Figure scripts:
--

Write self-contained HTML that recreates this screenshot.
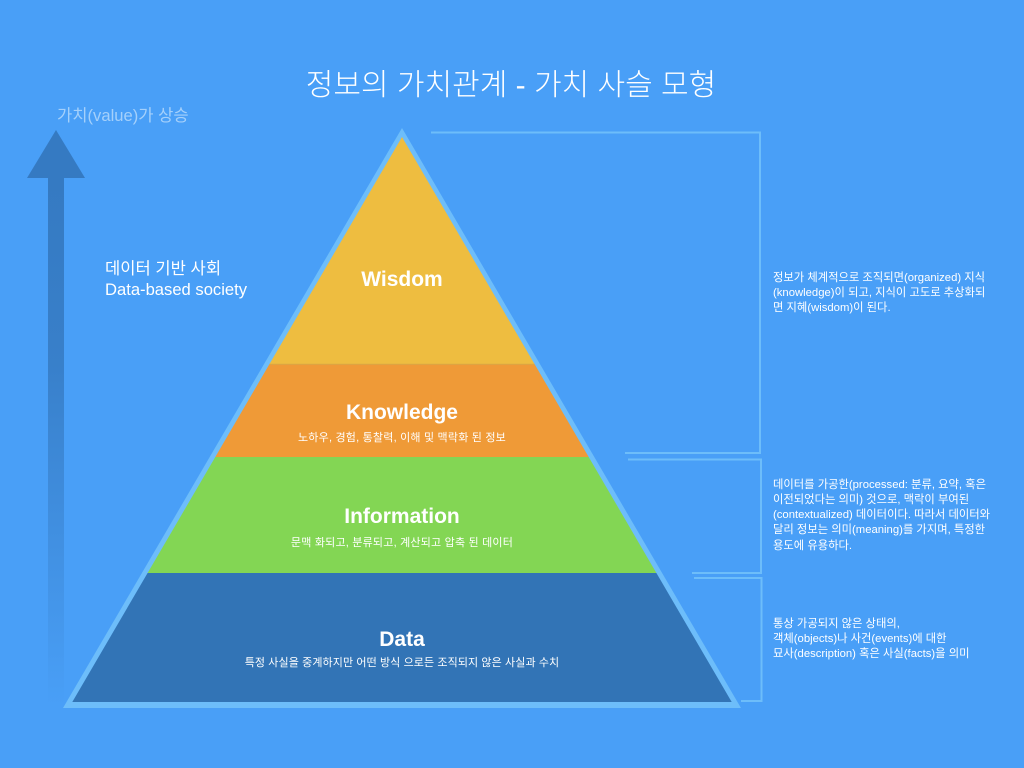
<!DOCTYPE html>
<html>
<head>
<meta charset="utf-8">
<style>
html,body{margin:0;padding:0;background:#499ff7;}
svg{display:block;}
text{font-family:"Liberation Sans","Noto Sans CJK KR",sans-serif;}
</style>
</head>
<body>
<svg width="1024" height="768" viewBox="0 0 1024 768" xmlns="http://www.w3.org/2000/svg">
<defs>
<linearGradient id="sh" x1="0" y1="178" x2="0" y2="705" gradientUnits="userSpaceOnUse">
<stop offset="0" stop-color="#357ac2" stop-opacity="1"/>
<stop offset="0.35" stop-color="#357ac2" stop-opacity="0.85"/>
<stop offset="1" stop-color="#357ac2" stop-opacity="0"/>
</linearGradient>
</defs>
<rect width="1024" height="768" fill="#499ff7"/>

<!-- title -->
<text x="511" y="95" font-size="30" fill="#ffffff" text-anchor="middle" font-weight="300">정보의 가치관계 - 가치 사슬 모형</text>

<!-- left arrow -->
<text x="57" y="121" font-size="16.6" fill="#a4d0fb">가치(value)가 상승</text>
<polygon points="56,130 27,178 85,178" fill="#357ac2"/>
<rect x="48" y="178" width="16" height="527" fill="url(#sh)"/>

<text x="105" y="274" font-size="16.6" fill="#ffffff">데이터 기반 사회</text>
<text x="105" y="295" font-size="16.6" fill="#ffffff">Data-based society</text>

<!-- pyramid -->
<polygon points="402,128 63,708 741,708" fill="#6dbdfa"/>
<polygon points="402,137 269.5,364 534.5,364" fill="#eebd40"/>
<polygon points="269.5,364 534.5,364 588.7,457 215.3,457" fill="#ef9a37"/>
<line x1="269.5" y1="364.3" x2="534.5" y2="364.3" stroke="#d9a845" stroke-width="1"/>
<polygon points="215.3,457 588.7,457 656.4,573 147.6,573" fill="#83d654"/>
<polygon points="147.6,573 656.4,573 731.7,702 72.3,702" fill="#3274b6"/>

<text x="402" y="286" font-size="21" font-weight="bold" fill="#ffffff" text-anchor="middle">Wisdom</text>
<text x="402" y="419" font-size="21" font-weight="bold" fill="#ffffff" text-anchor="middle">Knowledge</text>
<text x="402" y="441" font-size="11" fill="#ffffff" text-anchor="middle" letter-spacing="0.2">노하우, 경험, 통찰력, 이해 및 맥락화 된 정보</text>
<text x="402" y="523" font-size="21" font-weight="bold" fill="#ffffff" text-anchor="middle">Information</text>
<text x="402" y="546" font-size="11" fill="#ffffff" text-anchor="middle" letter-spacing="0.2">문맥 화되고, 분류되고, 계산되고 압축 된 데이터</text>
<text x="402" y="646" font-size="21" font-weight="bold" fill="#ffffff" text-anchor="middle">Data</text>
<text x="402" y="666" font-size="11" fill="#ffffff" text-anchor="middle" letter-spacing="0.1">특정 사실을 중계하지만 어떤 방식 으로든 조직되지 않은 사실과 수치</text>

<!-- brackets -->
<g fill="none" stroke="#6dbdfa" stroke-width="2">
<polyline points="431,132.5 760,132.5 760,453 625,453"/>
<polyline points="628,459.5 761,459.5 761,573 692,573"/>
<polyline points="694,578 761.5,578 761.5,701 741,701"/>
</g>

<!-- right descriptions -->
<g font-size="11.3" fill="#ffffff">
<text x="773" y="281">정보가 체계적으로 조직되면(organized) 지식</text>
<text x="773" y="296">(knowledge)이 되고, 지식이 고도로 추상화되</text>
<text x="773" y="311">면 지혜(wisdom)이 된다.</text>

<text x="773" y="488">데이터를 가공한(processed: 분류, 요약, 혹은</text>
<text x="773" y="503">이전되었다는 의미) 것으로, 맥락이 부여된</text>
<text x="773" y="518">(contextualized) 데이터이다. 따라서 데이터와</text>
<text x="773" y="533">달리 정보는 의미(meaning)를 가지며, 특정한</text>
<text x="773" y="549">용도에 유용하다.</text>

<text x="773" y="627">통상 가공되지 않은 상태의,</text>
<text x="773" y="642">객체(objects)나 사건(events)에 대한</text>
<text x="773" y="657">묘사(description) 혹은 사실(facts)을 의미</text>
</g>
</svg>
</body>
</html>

--

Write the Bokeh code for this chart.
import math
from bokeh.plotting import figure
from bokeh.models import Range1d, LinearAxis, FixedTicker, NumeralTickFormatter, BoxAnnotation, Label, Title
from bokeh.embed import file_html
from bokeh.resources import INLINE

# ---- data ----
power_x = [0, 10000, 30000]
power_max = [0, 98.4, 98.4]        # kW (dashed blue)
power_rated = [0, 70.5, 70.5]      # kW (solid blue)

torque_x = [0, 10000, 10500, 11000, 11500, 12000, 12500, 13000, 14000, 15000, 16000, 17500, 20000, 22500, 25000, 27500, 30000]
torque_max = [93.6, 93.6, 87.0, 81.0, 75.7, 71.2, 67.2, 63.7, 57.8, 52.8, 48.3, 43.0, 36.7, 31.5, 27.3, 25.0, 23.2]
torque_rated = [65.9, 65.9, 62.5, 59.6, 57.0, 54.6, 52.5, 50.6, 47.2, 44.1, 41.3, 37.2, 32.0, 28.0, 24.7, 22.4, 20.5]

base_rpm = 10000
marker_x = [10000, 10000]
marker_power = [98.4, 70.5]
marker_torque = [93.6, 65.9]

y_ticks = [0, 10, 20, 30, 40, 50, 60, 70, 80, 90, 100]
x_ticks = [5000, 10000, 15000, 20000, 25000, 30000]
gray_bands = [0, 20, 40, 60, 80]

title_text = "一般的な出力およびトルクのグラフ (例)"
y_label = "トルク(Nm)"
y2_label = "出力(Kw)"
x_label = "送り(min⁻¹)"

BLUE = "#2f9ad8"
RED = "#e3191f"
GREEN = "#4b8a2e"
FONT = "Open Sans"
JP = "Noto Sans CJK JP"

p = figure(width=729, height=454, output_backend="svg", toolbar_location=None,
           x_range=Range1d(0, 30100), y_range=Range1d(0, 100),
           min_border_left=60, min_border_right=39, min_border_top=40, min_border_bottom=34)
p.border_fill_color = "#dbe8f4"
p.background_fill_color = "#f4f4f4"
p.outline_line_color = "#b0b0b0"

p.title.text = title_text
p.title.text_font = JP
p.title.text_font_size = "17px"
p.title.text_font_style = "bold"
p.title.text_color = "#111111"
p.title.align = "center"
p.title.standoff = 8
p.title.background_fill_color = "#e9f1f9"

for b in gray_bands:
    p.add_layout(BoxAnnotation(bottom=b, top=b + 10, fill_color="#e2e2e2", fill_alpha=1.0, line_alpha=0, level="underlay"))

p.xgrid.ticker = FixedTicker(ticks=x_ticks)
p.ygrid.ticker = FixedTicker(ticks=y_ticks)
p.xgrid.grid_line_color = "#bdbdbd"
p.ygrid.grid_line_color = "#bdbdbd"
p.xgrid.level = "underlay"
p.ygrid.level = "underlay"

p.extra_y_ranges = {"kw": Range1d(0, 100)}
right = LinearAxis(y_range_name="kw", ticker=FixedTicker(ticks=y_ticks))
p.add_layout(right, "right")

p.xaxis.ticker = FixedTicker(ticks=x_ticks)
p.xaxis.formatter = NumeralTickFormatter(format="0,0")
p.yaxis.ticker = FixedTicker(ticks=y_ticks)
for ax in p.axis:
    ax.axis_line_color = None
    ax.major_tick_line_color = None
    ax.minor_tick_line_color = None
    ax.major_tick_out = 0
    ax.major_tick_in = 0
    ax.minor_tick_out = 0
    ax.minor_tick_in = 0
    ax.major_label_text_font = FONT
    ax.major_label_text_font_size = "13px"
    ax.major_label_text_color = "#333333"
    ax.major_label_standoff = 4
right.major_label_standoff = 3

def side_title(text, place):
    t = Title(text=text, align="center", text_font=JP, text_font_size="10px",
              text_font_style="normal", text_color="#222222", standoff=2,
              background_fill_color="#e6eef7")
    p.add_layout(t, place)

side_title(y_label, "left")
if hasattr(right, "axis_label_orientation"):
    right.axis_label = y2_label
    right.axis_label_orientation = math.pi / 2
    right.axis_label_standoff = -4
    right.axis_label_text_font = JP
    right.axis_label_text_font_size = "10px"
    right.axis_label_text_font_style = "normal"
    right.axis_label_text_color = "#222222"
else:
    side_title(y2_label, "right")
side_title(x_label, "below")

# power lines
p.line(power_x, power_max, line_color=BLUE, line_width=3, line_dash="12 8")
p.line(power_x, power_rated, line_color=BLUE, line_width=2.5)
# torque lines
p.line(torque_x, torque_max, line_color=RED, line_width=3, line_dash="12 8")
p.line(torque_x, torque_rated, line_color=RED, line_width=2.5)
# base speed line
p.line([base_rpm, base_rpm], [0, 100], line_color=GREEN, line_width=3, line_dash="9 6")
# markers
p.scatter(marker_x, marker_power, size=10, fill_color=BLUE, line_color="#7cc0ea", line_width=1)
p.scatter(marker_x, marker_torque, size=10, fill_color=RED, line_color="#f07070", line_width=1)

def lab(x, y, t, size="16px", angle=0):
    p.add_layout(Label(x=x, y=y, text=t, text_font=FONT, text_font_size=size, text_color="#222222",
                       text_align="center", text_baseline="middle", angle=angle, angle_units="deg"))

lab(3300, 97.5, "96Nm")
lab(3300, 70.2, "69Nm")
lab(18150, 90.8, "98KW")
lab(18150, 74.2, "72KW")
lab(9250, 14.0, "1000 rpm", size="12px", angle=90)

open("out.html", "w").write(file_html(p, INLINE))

--

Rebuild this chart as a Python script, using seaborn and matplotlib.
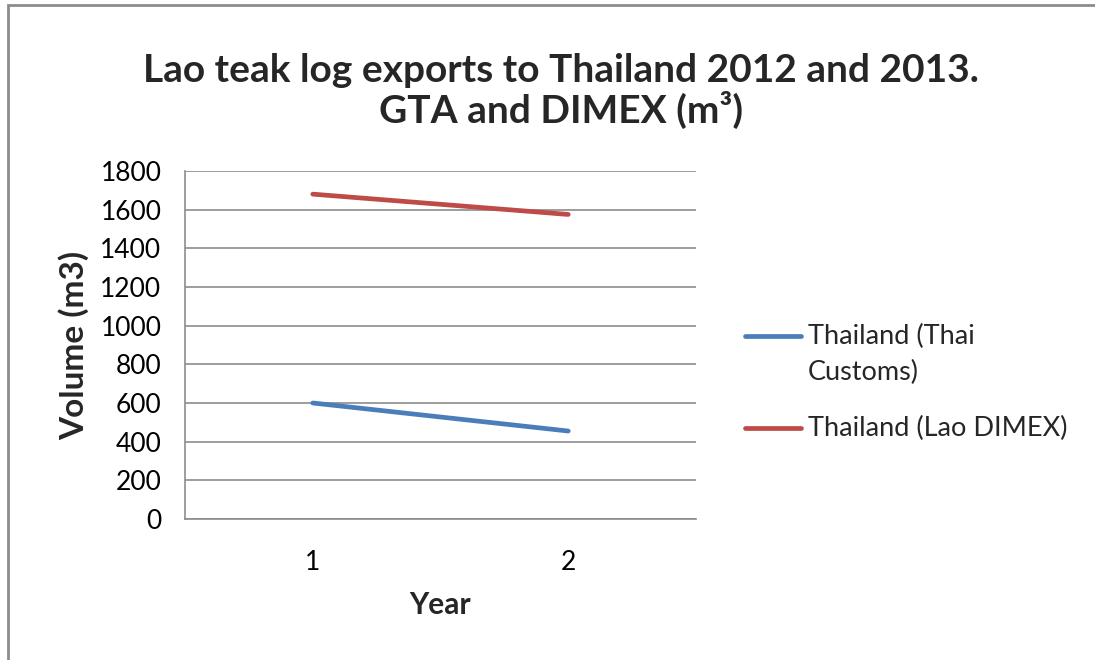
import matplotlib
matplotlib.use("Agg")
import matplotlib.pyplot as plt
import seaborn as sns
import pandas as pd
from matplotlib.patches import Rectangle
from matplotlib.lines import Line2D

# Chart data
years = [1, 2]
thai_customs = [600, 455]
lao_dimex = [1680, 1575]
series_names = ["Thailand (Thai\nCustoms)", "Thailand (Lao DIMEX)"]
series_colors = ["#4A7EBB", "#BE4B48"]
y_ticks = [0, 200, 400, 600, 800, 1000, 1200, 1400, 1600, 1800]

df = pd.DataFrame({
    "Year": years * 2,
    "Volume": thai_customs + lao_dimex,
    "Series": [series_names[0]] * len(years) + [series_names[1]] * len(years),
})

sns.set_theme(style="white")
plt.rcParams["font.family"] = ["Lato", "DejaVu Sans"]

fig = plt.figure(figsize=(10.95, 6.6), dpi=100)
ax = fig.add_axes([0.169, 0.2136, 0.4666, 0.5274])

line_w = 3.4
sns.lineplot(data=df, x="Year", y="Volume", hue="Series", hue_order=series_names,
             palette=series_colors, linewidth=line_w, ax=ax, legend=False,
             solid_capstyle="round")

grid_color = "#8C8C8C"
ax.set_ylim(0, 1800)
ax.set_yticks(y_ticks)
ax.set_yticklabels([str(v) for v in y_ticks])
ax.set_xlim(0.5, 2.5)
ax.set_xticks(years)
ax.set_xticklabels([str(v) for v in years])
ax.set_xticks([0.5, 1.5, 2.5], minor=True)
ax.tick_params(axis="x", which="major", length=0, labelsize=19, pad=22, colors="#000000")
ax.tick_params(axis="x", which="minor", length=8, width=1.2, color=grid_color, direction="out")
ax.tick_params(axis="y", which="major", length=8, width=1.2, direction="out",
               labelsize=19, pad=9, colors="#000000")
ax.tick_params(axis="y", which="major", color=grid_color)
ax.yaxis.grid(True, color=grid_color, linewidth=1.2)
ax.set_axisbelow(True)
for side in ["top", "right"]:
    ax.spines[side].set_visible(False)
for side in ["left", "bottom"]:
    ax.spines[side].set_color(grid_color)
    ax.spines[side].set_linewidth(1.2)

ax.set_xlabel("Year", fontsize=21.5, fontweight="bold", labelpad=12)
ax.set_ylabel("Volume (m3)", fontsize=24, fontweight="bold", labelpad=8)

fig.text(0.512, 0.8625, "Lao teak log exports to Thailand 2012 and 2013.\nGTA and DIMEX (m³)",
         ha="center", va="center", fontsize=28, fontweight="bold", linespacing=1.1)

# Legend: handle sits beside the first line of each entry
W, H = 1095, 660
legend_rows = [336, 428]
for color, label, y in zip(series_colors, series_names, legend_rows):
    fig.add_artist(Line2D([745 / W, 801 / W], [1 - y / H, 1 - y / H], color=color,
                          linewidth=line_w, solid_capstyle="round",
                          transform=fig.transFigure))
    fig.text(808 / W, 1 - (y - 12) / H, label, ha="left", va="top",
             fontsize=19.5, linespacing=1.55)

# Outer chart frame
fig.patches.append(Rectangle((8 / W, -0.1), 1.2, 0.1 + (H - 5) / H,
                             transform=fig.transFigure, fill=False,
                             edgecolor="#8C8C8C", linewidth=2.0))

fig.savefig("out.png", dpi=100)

--

--- Work required ---
Retype exactly what runs from the line containing "Write the Bokeh code for this chart." through the line containing "power_rated = [0, 70.5, 70.5]", both lines included, and stop there.

--- Answer in full ---
Write the Bokeh code for this chart.
import math
from bokeh.plotting import figure
from bokeh.models import Range1d, LinearAxis, FixedTicker, NumeralTickFormatter, BoxAnnotation, Label, Title
from bokeh.embed import file_html
from bokeh.resources import INLINE

# ---- data ----
power_x = [0, 10000, 30000]
power_max = [0, 98.4, 98.4]        # kW (dashed blue)
power_rated = [0, 70.5, 70.5]      # kW (solid blue)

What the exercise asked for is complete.